Boxeuses is a feminine and one could say almost child-like leather composition which strikes you not only for its whimsical aspects but for its originality or its wish to explore the distances that separate notes rather than their obvious harmonies. Only the vanilla seems to play this harmonizing - some would not hesitate to say, all too easy - role of blending in asperities. But the paradox is here really that the smoothing edge of vanilla is made to feel like the most unlikely, unexpected and incongruous pairing with leather.

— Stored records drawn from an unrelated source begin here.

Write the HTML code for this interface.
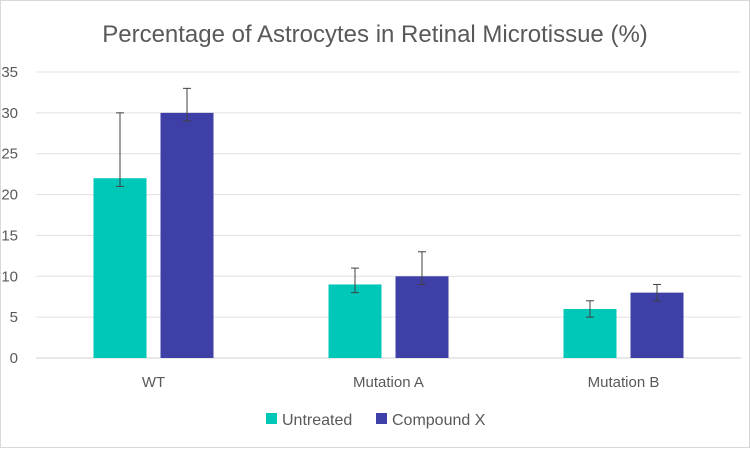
<!DOCTYPE html>
<html><head><meta charset="utf-8"><style>
body{margin:0;background:#fff;}
svg{display:block;font-family:"Liberation Sans",sans-serif;}
</style></head><body>
<svg id="chart" width="750" height="450">
<rect x="0.5" y="0.5" width="749" height="447" fill="#fff" stroke="#d9d9d9"/>
<text x="375" y="42" text-anchor="middle" font-size="24" fill="#595959">Percentage of Astrocytes in Retinal Microtissue (%)</text>
<g id="grid"></g><g id="bars"></g><g id="errs"></g><g id="xlabels"></g>
<g>
<rect x="266" y="413" width="11" height="11" fill="#00C8B8"/>
<text x="282" y="425" font-size="16" fill="#595959">Untreated</text>
<rect x="376" y="413" width="11" height="11" fill="#3F3FA8"/>
<text x="392" y="425" font-size="16" fill="#595959">Compound X</text>
</g>
</svg>
<script>
const categories=["WT","Mutation A","Mutation B"];
const untreated=[22,9,6];
const compoundX=[30,10,8];
const untreatedLow=[21,8,5];
const untreatedHigh=[30,11,7];
const compoundLow=[29,9,7];
const compoundHigh=[33,13,9];
const yTicks=[0,5,10,15,20,25,30,35];
const NS="http://www.w3.org/2000/svg";
const x0=36,x1=741,yBase=358,yTop=72,yMax=35;
const y=v=>yBase-(v/yMax)*(yBase-yTop);
const gw=(x1-x0)/categories.length;
const cx=i=>x0+gw*(i+0.5);
function mk(t,a,p){const e=document.createElementNS(NS,t);for(const k in a)e.setAttribute(k,a[k]);p.appendChild(e);return e;}
const grid=document.getElementById('grid'),bars=document.getElementById('bars'),errs=document.getElementById('errs'),xl=document.getElementById('xlabels');
yTicks.forEach(t=>{
 const l=mk('line',{x1:x0,x2:x1,y1:y(t),y2:y(t),stroke:t===0?'#d0d0d0':'#e0e0e0','stroke-width':1},grid);
 
 
 const tx=mk('text',{x:18,y:y(t)+5,'text-anchor':'end','font-size':15,fill:'#595959'},grid);
 tx.textContent=t;
 
 
});
const bw=53;
function bar(v,lo,hi,xl_,col,name){
 const r=mk('rect',{x:xl_,y:y(v),width:bw,height:yBase-y(v),fill:col},bars);
 
 
 const c=xl_+bw/2;
 const g=mk('g',{stroke:'#404040','stroke-width':1},errs);
 
 
 mk('line',{x1:c,x2:c,y1:y(lo),y2:y(hi)},g);
 mk('line',{x1:c-4,x2:c+4,y1:y(lo),y2:y(lo)},g);
 mk('line',{x1:c-4,x2:c+4,y1:y(hi),y2:y(hi)},g);
}
categories.forEach((c,i)=>{
 bar(untreated[i],untreatedLow[i],untreatedHigh[i],cx(i)-60,'#00C8B8','bar-untreated-'+i);
 bar(compoundX[i],compoundLow[i],compoundHigh[i],cx(i)+7,'#3F3FA8','bar-compound-x-'+i);
 const t=mk('text',{x:cx(i),y:387,'text-anchor':'middle','font-size':15,fill:'#595959'},xl);
 t.textContent=c;
 
 
});
</script>
</body></html>
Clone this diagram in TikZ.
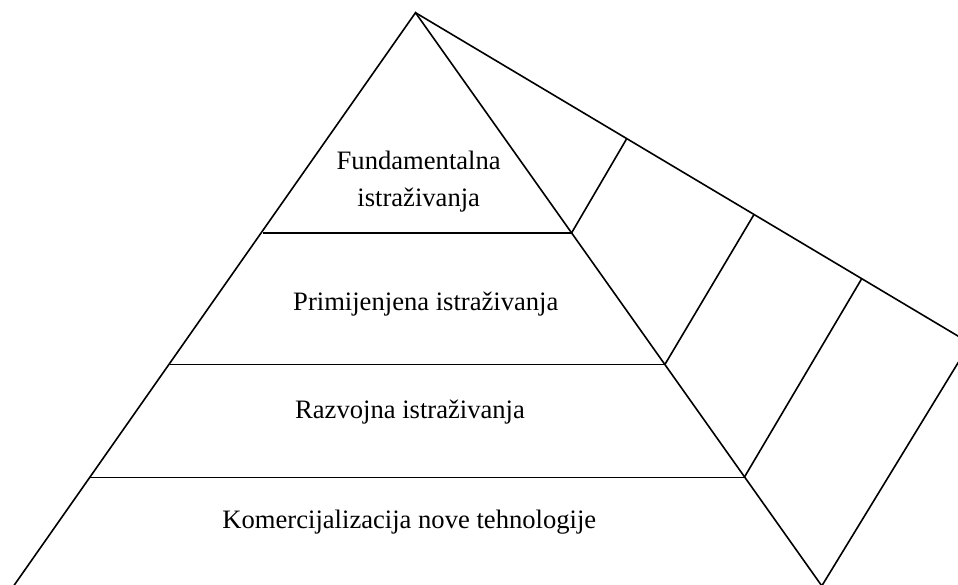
\documentclass[tikz,border=0pt]{standalone}
\usepackage{fontspec}
\setmainfont{Liberation Serif}
\begin{document}
\begin{tikzpicture}[x=1pt,y=-1pt,
  edge/.style={line width=1.6pt,line cap=butt,line join=miter},
  lbl/.style={anchor=base,inner sep=0pt,font=\fontsize{26.6}{37.4}\selectfont,align=center}]
\useasboundingbox (0,0) rectangle (958,584);
% pyramid points
\coordinate (A) at (415.5,12.7);
\coordinate (L) at (12.2,588);
\coordinate (V) at (821.8,585.9);
\coordinate (C) at (970,343.2);
\coordinate (P1) at (571.7,232.7);
\coordinate (P2) at (665,364.3);
\coordinate (P3) at (744.3,477.3);
\coordinate (H1) at (262.7,232.7);
\coordinate (H2) at (169.8,364.3);
\coordinate (H3) at (90,477.3);
\coordinate (Q1) at (626.7,138.7);
\coordinate (Q2) at (754,214.5);
\coordinate (Q3) at (861.7,278.7);
% outline
\draw[edge] (L) -- (A) -- (V);
\draw[edge] (A) -- (C) -- (V);
% layers
\draw[edge] (H1) -- (P1);
\draw[edge] (H2) -- (P2);
\draw[edge] (H3) -- (P3);
% side face divisions
\draw[edge] (P1) -- (Q1);
\draw[edge] (P2) -- (Q2);
\draw[edge] (P3) -- (Q3);
% labels
\node[lbl] (t1) at (418.7,206.7) {Fundamentalna\\istraživanja};
\node[lbl] (t2) at (425.8,310.7) {Primijenjena istraživanja};
\node[lbl] (t3) at (410,418.3) {Razvojna istraživanja};
\node[lbl] (t4) at (409.3,528.3) {Komercijalizacija nove tehnologije};
\end{tikzpicture}
\end{document}
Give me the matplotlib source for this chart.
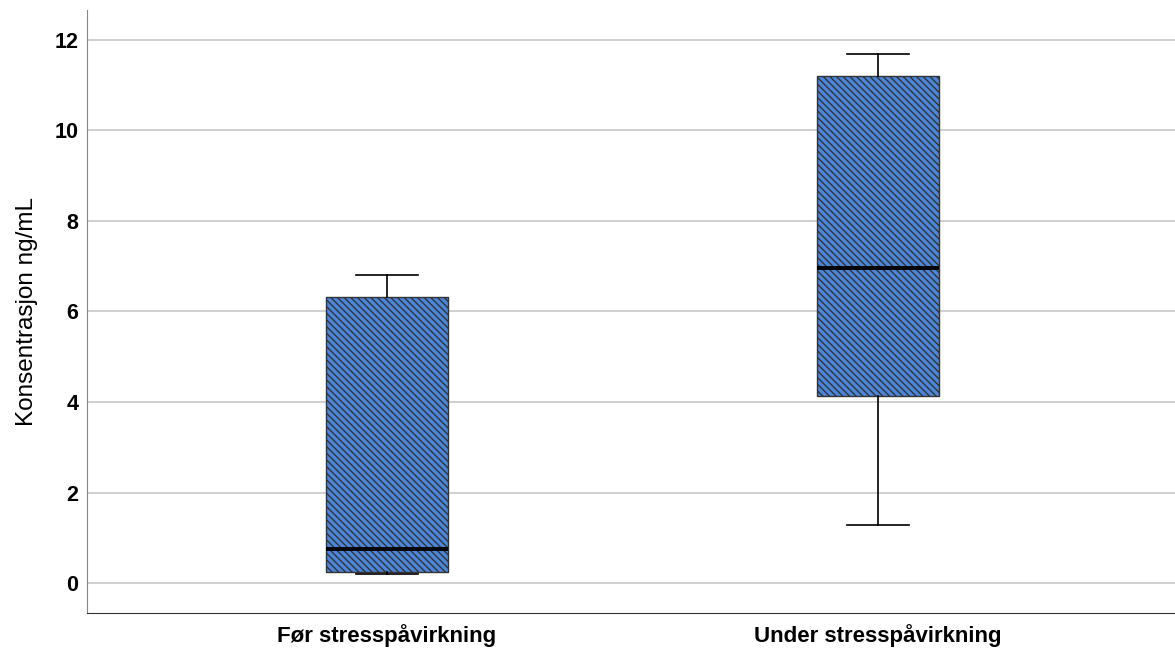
import matplotlib
matplotlib.use("Agg")
import matplotlib.pyplot as plt

plt.rcParams['font.family'] = ['Liberation Sans', 'DejaVu Sans']
plt.rcParams['hatch.linewidth'] = 1.0
plt.rcParams['hatch.color'] = '#111111'

groups = ['Før stresspåvirkning', 'Under stresspåvirkning']
whisker_low = [0.20, 1.28]
q1 = [0.24, 4.13]
median = [0.75, 6.96]
q3 = [6.32, 11.20]
whisker_high = [6.80, 11.69]
yticks = [0, 2, 4, 6, 8, 10, 12]

stats = []
for i, name in enumerate(groups):
    stats.append({'label': name, 'whislo': whisker_low[i], 'q1': q1[i],
                  'med': median[i], 'q3': q3[i], 'whishi': whisker_high[i],
                  'fliers': []})

fig = plt.figure(figsize=(11.75, 6.48), dpi=100)
ax = fig.add_axes([0.074, 0.054, 0.926, 0.931])

ax.set_axisbelow(True)
ax.yaxis.grid(True, color='#c8c8c8', linewidth=1.2)

bp = ax.bxp(stats, positions=[1, 2], widths=0.25, patch_artist=True,
            showfliers=False,
            boxprops=dict(facecolor='#4a86dc', edgecolor='#333333',
                          linewidth=1.0, hatch='\\' * 5),
            medianprops=dict(color='black', linewidth=2.8),
            whiskerprops=dict(color='black', linewidth=1.2),
            capprops=dict(color='black', linewidth=1.2),
            capwidths=0.125)

ax.set_xlim(0.389, 2.605)
ax.set_ylim(-0.66, 12.66)
ax.set_yticks(yticks)
ax.set_xticks([1, 2])
ax.set_xticklabels(groups)
ax.tick_params(axis='both', length=0, labelsize=15.5)
ax.tick_params(axis='y', pad=6)
ax.tick_params(axis='x', labelsize=16, pad=8)
for lbl in ax.get_xticklabels() + ax.get_yticklabels():
    lbl.set_fontweight('bold')
ax.set_ylabel('Konsentrasjon ng/mL', fontsize=17.5, labelpad=12)

ax.spines['top'].set_visible(False)
ax.spines['right'].set_visible(False)
ax.spines['left'].set_color('#888888')
ax.spines['bottom'].set_color('#333333')

fig.savefig('out.png', dpi=100)
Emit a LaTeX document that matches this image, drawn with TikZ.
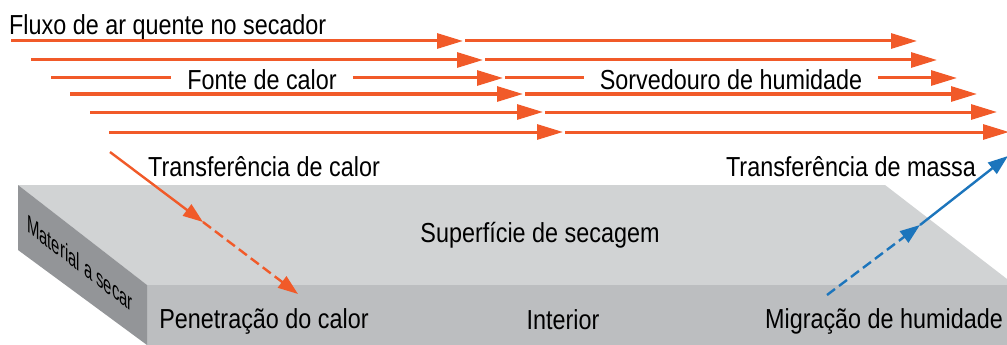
\documentclass[tikz,border=0pt]{standalone}
\usepackage{fontspec}
\setmainfont{Liberation Sans}[FakeStretch=0.85]
\usetikzlibrary{arrows.meta}
\definecolor{hot}{HTML}{F15A29}
\definecolor{wet}{HTML}{1C75BC}
\definecolor{topface}{HTML}{D1D3D4}
\definecolor{frontface}{HTML}{BCBEC0}
\definecolor{sideface}{HTML}{939598}
\begin{document}
\begin{tikzpicture}[x=1pt,y=-1pt,
  lbl/.style={font=\fontsize{27.5}{30}\selectfont, inner sep=0pt, text=black},
  gaplbl/.style={lbl, inner xsep=16pt},
  flow/.style={hot, line width=3pt, -{Triangle[length=26pt,width=15pt]}},
  flowline/.style={hot, line width=3pt},
  heat/.style={hot, line width=2.4pt, -{Triangle[length=20pt,width=14pt]}},
  mass/.style={wet, line width=2.4pt, -{Triangle[length=20pt,width=14pt]}},
  dashpat/.style={dash pattern=on 10pt off 5pt}]
\useasboundingbox (0,0) rectangle (1007,345);
\fill[white] (0,0) rectangle (1007,345);
% slab
\fill[topface] (18,185) -- (885,185) -- (1007,279) -- (1007,285) -- (147,285) -- cycle;
\fill[frontface] (147,285) rectangle (1007,345);
\fill[sideface] (18,185) -- (147,285) -- (147,345) -- (18,250) -- cycle;
% labels
\node[lbl, anchor=base west] (flux) at (9,35) {Fluxo de ar quente no secador};
\node[gaplbl, anchor=base] (fonte) at (262,89) {Fonte de calor};
\node[gaplbl, anchor=base] (sorv) at (731,89) {Sorvedouro de humidade};
\node[lbl, anchor=base] (tcal) at (264,176) {Transferência de calor};
\node[lbl, anchor=base] (tmass) at (851,176) {Transferência de massa};
\node[lbl, anchor=base] (surf) at (540,242) {Superfície de secagem};
\node[lbl, anchor=base] (pen) at (264,328) {Penetração do calor};
\node[lbl, anchor=base] (inter) at (563,329) {Interior};
\node[lbl, anchor=base] (mig) at (884,328) {Migração de humidade};
\begin{scope}[cm={0.70,-0.532,0,1,(80,263)}]
  \node[lbl, font=\fontsize{25}{28}\selectfont, transform shape] (mat) at (0,0) {Material a secar};
\end{scope}
% air flow rows
\coordinate (r1s) at (11,41);  \coordinate (r1m) at (463,41); \coordinate (r1n) at (465,41); \coordinate (r1e) at (917,41);
\coordinate (r2s) at (31,60);  \coordinate (r2m) at (483,60); \coordinate (r2n) at (485,60); \coordinate (r2e) at (937,60);
\coordinate (r3s) at (51,78);  \coordinate (r3m) at (503,78); \coordinate (r3n) at (505,78); \coordinate (r3e) at (957,78);
\coordinate (r4s) at (70,94);  \coordinate (r4m) at (523,94); \coordinate (r4n) at (525,94); \coordinate (r4e) at (977,94);
\coordinate (r5s) at (90,112); \coordinate (r5m) at (543,112); \coordinate (r5n) at (545,112); \coordinate (r5e) at (997,112);
\coordinate (r6s) at (109,132); \coordinate (r6m) at (563,132); \coordinate (r6n) at (565,132); \coordinate (r6e) at (1009,132);
\draw[flow] (r1s) -- (r1m); \draw[flow] (r1n) -- (r1e);
\draw[flow] (r2s) -- (r2m); \draw[flow] (r2n) -- (r2e);
\draw[flowline] (r3s) -- (r3s -| fonte.west);
\draw[flow] (r3s -| fonte.east) -- (r3m);
\draw[flowline] (r3n) -- (r3n -| sorv.west);
\draw[flow] (r3n -| sorv.east) -- (r3e);
\draw[flow] (r4s) -- (r4m); \draw[flow] (r4n) -- (r4e);
\draw[flow] (r5s) -- (r5m); \draw[flow] (r5n) -- (r5e);
\draw[flow] (r6s) -- (r6m); \draw[flow] (r6n) -- (r6e);
% heat transfer
\coordinate (hs) at (110,152); \coordinate (hm) at (203,222); \coordinate (he) at (298,294);
\draw[heat] (hs) -- (hm);
\draw[heat, dashpat] (hm) -- (he);
% mass transfer
\coordinate (ms) at (827,295); \coordinate (mm) at (920,225); \coordinate (me) at (1008,156);
\draw[mass, dashpat] (ms) -- (mm);
\draw[mass] (mm) -- (me);
\end{tikzpicture}
\end{document}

To be able to use vanilla both for its harmonizing and disharmonizing potentials at the same time is a superbly economical idea and conveys a sense of conceptual mastery. It works, and it works in ways different than for the vanilla-leather Shalimar by Guerlain of which you think only in the very end and in an intellectual manner, which is yet another feat. The senses are fooled while the mind sees.To be able to be very close to the tradition yet resolutely distanced from it at the same time seems impossible. Yet, once more, perfume reveals its uncanny ability to meld clashing opposites and apparent contradictions.
Perfume is an art of the totality, like poetry and Serge Lutens is probably the person who has best brought out this aspect of the art of perfumery by making curves of drying and evaporation secondary to the textual structuring of a perfume.